Your goal = Omit all pictures, then retype the data exactly as given.

Information supplied =
● ● ●
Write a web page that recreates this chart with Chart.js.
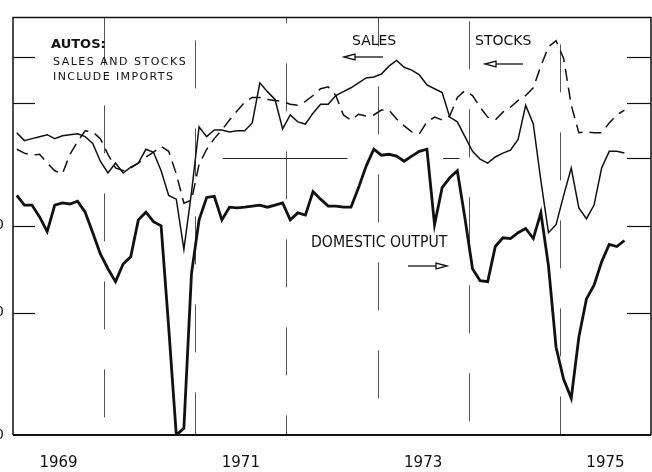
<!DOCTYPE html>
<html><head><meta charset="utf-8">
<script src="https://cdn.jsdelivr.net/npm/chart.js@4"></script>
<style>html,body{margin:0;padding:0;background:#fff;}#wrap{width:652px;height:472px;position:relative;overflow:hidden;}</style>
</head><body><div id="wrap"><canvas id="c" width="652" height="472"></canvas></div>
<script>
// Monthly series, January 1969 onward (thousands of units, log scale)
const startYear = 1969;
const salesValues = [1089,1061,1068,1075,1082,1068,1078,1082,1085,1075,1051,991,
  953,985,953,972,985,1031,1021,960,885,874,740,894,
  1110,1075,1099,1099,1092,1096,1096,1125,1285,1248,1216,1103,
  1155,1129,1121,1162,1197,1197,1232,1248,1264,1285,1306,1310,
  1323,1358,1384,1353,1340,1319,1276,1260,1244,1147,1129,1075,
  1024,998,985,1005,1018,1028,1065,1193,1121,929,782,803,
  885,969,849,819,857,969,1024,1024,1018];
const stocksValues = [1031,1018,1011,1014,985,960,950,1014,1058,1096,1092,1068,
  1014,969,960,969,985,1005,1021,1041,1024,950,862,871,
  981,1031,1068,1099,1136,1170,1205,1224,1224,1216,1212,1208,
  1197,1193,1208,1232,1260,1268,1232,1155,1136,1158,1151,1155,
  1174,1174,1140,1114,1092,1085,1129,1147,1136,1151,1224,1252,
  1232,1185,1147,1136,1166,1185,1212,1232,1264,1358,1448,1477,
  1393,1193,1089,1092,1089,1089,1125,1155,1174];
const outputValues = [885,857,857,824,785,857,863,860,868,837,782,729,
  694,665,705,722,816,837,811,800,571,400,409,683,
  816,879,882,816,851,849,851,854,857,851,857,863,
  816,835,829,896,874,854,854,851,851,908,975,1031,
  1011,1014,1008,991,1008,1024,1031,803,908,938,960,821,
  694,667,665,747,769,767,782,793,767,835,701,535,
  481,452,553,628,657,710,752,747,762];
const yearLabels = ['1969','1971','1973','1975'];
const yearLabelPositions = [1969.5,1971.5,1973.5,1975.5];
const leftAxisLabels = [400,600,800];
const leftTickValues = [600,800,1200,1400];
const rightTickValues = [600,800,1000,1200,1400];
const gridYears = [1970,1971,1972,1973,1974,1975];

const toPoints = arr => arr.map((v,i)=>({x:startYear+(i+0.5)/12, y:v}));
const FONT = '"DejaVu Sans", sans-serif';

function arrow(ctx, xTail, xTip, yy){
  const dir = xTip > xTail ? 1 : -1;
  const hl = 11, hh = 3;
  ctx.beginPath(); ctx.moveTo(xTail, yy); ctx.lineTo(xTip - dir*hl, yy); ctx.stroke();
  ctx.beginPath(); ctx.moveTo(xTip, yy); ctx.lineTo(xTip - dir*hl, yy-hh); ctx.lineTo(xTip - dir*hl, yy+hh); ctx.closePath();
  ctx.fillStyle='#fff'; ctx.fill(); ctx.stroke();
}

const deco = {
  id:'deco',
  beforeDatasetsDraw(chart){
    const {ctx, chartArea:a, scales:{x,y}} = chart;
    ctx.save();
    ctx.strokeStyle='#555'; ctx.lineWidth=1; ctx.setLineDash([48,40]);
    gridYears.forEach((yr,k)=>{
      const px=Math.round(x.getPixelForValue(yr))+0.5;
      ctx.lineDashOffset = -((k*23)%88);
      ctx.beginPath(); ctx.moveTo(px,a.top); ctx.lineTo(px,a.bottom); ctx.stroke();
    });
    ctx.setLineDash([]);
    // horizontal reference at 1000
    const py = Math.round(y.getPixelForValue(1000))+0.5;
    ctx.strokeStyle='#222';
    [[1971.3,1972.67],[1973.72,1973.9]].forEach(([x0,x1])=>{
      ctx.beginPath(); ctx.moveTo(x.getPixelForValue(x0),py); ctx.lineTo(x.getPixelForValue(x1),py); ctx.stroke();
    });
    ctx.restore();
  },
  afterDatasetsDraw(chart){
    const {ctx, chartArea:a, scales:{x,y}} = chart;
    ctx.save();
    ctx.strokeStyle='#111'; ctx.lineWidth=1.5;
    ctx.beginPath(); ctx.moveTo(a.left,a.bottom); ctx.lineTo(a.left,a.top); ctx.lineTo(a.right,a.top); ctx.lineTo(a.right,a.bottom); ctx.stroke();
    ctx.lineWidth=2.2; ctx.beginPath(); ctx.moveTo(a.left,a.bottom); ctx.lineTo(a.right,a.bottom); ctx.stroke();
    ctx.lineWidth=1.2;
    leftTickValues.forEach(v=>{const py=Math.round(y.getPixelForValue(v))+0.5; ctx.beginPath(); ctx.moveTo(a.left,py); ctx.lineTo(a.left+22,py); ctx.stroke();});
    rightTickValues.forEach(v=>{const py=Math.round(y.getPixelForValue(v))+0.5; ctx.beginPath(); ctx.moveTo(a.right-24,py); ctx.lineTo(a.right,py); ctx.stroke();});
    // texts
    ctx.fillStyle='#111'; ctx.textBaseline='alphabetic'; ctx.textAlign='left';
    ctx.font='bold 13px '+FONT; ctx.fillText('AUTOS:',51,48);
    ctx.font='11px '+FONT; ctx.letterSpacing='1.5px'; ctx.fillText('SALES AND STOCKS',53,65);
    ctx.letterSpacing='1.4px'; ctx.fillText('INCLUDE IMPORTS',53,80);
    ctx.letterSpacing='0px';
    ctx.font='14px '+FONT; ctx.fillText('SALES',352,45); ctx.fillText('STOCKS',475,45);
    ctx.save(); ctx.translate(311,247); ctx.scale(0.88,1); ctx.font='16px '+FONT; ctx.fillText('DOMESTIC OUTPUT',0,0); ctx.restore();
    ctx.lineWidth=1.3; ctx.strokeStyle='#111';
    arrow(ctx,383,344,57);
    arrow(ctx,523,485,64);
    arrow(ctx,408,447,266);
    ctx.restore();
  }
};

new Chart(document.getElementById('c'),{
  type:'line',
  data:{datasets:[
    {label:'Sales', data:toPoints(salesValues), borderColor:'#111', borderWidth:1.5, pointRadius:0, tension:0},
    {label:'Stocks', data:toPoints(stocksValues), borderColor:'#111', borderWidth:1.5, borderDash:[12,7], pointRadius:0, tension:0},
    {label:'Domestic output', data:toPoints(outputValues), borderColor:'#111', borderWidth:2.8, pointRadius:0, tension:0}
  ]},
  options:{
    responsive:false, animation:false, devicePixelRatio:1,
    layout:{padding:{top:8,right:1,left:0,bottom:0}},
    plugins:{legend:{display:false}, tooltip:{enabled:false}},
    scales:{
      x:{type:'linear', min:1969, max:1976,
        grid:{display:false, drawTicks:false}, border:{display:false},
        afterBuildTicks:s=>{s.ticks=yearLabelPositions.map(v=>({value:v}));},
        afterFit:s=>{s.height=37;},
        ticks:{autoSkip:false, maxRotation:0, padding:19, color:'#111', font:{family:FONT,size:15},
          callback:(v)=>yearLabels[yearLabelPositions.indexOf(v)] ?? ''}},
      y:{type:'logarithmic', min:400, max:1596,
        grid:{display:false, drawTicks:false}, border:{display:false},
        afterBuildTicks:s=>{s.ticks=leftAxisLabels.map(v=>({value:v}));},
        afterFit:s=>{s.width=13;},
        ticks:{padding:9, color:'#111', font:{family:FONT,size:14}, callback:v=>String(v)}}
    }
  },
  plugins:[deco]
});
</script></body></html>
● ● ●
Worked answer =
Write a web page that recreates this chart with Chart.js.
<!DOCTYPE html>
<html><head><meta charset="utf-8">
<script src="https://cdn.jsdelivr.net/npm/chart.js@4"></script>
<style>html,body{margin:0;padding:0;background:#fff;}#wrap{width:652px;height:472px;position:relative;overflow:hidden;}</style>
</head><body><div id="wrap"><canvas id="c" width="652" height="472"></canvas></div>
<script>
// Monthly series, January 1969 onward (thousands of units, log scale)
const startYear = 1969;
const salesValues = [1089,1061,1068,1075,1082,1068,1078,1082,1085,1075,1051,991,
  953,985,953,972,985,1031,1021,960,885,874,740,894,
  1110,1075,1099,1099,1092,1096,1096,1125,1285,1248,1216,1103,
  1155,1129,1121,1162,1197,1197,1232,1248,1264,1285,1306,1310,
  1323,1358,1384,1353,1340,1319,1276,1260,1244,1147,1129,1075,
  1024,998,985,1005,1018,1028,1065,1193,1121,929,782,803,
  885,969,849,819,857,969,1024,1024,1018];
const stocksValues = [1031,1018,1011,1014,985,960,950,1014,1058,1096,1092,1068,
  1014,969,960,969,985,1005,1021,1041,1024,950,862,871,
  981,1031,1068,1099,1136,1170,1205,1224,1224,1216,1212,1208,
  1197,1193,1208,1232,1260,1268,1232,1155,1136,1158,1151,1155,
  1174,1174,1140,1114,1092,1085,1129,1147,1136,1151,1224,1252,
  1232,1185,1147,1136,1166,1185,1212,1232,1264,1358,1448,1477,
  1393,1193,1089,1092,1089,1089,1125,1155,1174];
const outputValues = [885,857,857,824,785,857,863,860,868,837,782,729,
  694,665,705,722,816,837,811,800,571,400,409,683,
  816,879,882,816,851,849,851,854,857,851,857,863,
  816,835,829,896,874,854,854,851,851,908,975,1031,
  1011,1014,1008,991,1008,1024,1031,803,908,938,960,821,
  694,667,665,747,769,767,782,793,767,835,701,535,
  481,452,553,628,657,710,752,747,762];
const yearLabels = ['1969','1971','1973','1975'];
const yearLabelPositions = [1969.5,1971.5,1973.5,1975.5];
const leftAxisLabels = [400,600,800];
const leftTickValues = [600,800,1200,1400];
const rightTickValues = [600,800,1000,1200,1400];
const gridYears = [1970,1971,1972,1973,1974,1975];

const toPoints = arr => arr.map((v,i)=>({x:startYear+(i+0.5)/12, y:v}));
const FONT = '"DejaVu Sans", sans-serif';

function arrow(ctx, xTail, xTip, yy){
  const dir = xTip > xTail ? 1 : -1;
  const hl = 11, hh = 3;
  ctx.beginPath(); ctx.moveTo(xTail, yy); ctx.lineTo(xTip - dir*hl, yy); ctx.stroke();
  ctx.beginPath(); ctx.moveTo(xTip, yy); ctx.lineTo(xTip - dir*hl, yy-hh); ctx.lineTo(xTip - dir*hl, yy+hh); ctx.closePath();
  ctx.fillStyle='#fff'; ctx.fill(); ctx.stroke();
}

const deco = {
  id:'deco',
  beforeDatasetsDraw(chart){
    const {ctx, chartArea:a, scales:{x,y}} = chart;
    ctx.save();
    ctx.strokeStyle='#555'; ctx.lineWidth=1; ctx.setLineDash([48,40]);
    gridYears.forEach((yr,k)=>{
      const px=Math.round(x.getPixelForValue(yr))+0.5;
      ctx.lineDashOffset = -((k*23)%88);
      ctx.beginPath(); ctx.moveTo(px,a.top); ctx.lineTo(px,a.bottom); ctx.stroke();
    });
    ctx.setLineDash([]);
    // horizontal reference at 1000
    const py = Math.round(y.getPixelForValue(1000))+0.5;
    ctx.strokeStyle='#222';
    [[1971.3,1972.67],[1973.72,1973.9]].forEach(([x0,x1])=>{
      ctx.beginPath(); ctx.moveTo(x.getPixelForValue(x0),py); ctx.lineTo(x.getPixelForValue(x1),py); ctx.stroke();
    });
    ctx.restore();
  },
  afterDatasetsDraw(chart){
    const {ctx, chartArea:a, scales:{x,y}} = chart;
    ctx.save();
    ctx.strokeStyle='#111'; ctx.lineWidth=1.5;
    ctx.beginPath(); ctx.moveTo(a.left,a.bottom); ctx.lineTo(a.left,a.top); ctx.lineTo(a.right,a.top); ctx.lineTo(a.right,a.bottom); ctx.stroke();
    ctx.lineWidth=2.2; ctx.beginPath(); ctx.moveTo(a.left,a.bottom); ctx.lineTo(a.right,a.bottom); ctx.stroke();
    ctx.lineWidth=1.2;
    leftTickValues.forEach(v=>{const py=Math.round(y.getPixelForValue(v))+0.5; ctx.beginPath(); ctx.moveTo(a.left,py); ctx.lineTo(a.left+22,py); ctx.stroke();});
    rightTickValues.forEach(v=>{const py=Math.round(y.getPixelForValue(v))+0.5; ctx.beginPath(); ctx.moveTo(a.right-24,py); ctx.lineTo(a.right,py); ctx.stroke();});
    // texts
    ctx.fillStyle='#111'; ctx.textBaseline='alphabetic'; ctx.textAlign='left';
    ctx.font='bold 13px '+FONT; ctx.fillText('AUTOS:',51,48);
    ctx.font='11px '+FONT; ctx.letterSpacing='1.5px'; ctx.fillText('SALES AND STOCKS',53,65);
    ctx.letterSpacing='1.4px'; ctx.fillText('INCLUDE IMPORTS',53,80);
    ctx.letterSpacing='0px';
    ctx.font='14px '+FONT; ctx.fillText('SALES',352,45); ctx.fillText('STOCKS',475,45);
    ctx.save(); ctx.translate(311,247); ctx.scale(0.88,1); ctx.font='16px '+FONT; ctx.fillText('DOMESTIC OUTPUT',0,0); ctx.restore();
    ctx.lineWidth=1.3; ctx.strokeStyle='#111';
    arrow(ctx,383,344,57);
    arrow(ctx,523,485,64);
    arrow(ctx,408,447,266);
    ctx.restore();
  }
};

new Chart(document.getElementById('c'),{
  type:'line',
  data:{datasets:[
    {label:'Sales', data:toPoints(salesValues), borderColor:'#111', borderWidth:1.5, pointRadius:0, tension:0},
    {label:'Stocks', data:toPoints(stocksValues), borderColor:'#111', borderWidth:1.5, borderDash:[12,7], pointRadius:0, tension:0},
    {label:'Domestic output', data:toPoints(outputValues), borderColor:'#111', borderWidth:2.8, pointRadius:0, tension:0}
  ]},
  options:{
    responsive:false, animation:false, devicePixelRatio:1,
    layout:{padding:{top:8,right:1,left:0,bottom:0}},
    plugins:{legend:{display:false}, tooltip:{enabled:false}},
    scales:{
      x:{type:'linear', min:1969, max:1976,
        grid:{display:false, drawTicks:false}, border:{display:false},
        afterBuildTicks:s=>{s.ticks=yearLabelPositions.map(v=>({value:v}));},
        afterFit:s=>{s.height=37;},
        ticks:{autoSkip:false, maxRotation:0, padding:19, color:'#111', font:{family:FONT,size:15},
          callback:(v)=>yearLabels[yearLabelPositions.indexOf(v)] ?? ''}},
      y:{type:'logarithmic', min:400, max:1596,
        grid:{display:false, drawTicks:false}, border:{display:false},
        afterBuildTicks:s=>{s.ticks=leftAxisLabels.map(v=>({value:v}));},
        afterFit:s=>{s.width=13;},
        ticks:{padding:9, color:'#111', font:{family:FONT,size:14}, callback:v=>String(v)}}
    }
  },
  plugins:[deco]
});
</script></body></html>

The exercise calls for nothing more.